The flag of Paraguay () was first adopted in 1842. Its design, a red–white–blue triband, was inspired by the colours of the French Tricolour, believed to signify independence and liberty. The flag is unusual because it differs on its obverse and reverse sides: the obverse of the flag shows the national coat of arms, and the reverse shows the seal of the treasury. It was revised in 2013 to bring the flag towards its original design. It has a ratio of 11:20.

Description
Officially adopted in 1842 (following the Recomendación, i. e. : address, de la Junta gubernativa de Asunción), each side of this tricolour flag contains a horizontal tricolor of red, white and blue with the national emblem centered on the white band. The colours of the flag are believed to be inspired from the flag of France to show independence and liberty, and the coat of arms represents the independence of Paraguay. 

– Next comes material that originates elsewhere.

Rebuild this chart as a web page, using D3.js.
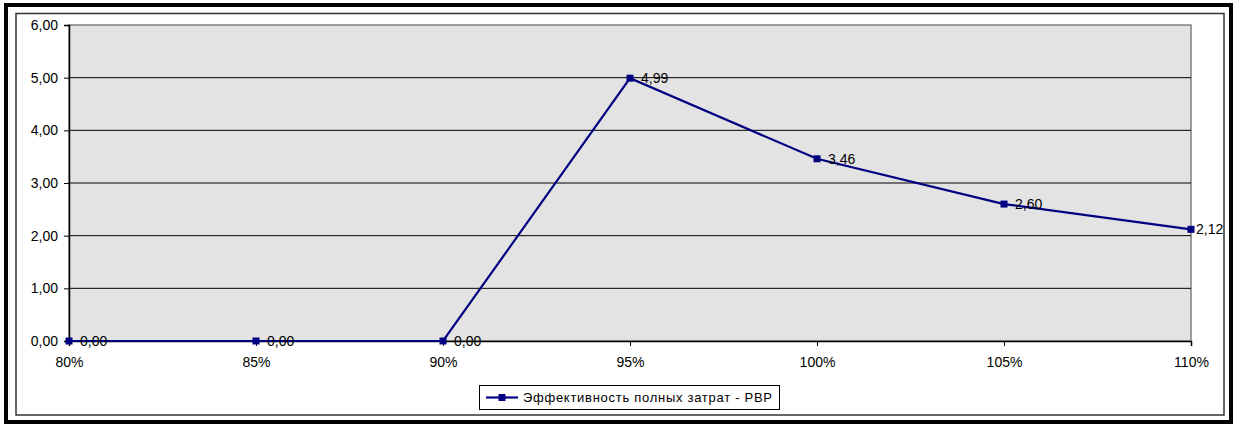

 The emblem on the obverse side is the national coat of arms of Paraguay: a yellow five-pointed star surrounded by a green wreath of palm and olive leaves tied with ribbons of the colour of the stripes, and capped by the words REPUBLICA DEL PARAGUAY ("Republic of Paraguay" in Spanish), all within two concentric circles).

 The emblem on the reverse side is the seal of the treasury: a yellow lion below a red Phrygian cap on the top of a pole (symbolising courage) and the words Paz y Justicia ("Peace and Justice"). 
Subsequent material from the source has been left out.